There are around 4,600 children working on the streets of Tehran, looking for recyclable garbage, cleaning cars, and doing other hard tasks, CBN reports. Many are homeless and susceptible to being trafficked and abused. "According to Iranian human rights groups, children in Iran are facing intense child labor, physical abuse, child-trafficking, forced marriages," Mike Ansari, president, and CEO of Heart4Iran told CBN's Christian World News. "Iran is an Islamic country and according to Islamic Sharia law, kids, especially girls, can marry as young as nine," he added.
Heart4Iran is working to raise awareness about the situation and to help strengthen families in Iran."We need to focus on families and build a strong infrastructure for the fragile and persecuted church in Iran as these children are the future leaders of this country," Ansari said.
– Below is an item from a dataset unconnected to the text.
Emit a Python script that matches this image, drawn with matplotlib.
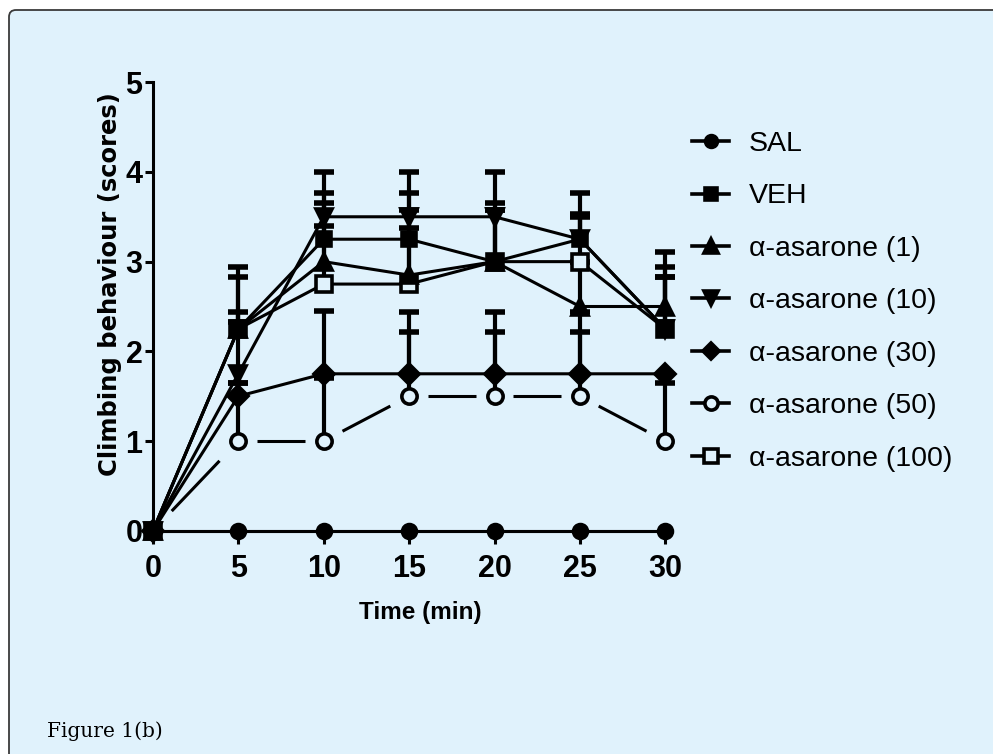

Heart4Iran is therefore partnering with CBN's Superbook (a safe website for children to play online games and learn about God) to broadcast a "strategic, virtual Sunday-School program using Superbook as a core tool to engage them and teach them about Jesus.” The weekly shows will be dubbed into Farsi and broadcast by Mohabbat TV, which presents gospel programs via satellite.
"Iranian children, much like their counterparts in the U.S. are on their devices and many are looking for a kind of spiritual truth," Ansari noted. "So, a while back we partnered with CBN and took their award-winning Superbook series, dubbed it into Farsi and we started using social media and we did a beta test and put the content in front of Iranian families and children inside Iran and the response was tremendously positive."
"Children started giving their hearts to Christ, moms and dads started launching house churches, where they used Superbook as the core tool to learn about Christianity," he explained.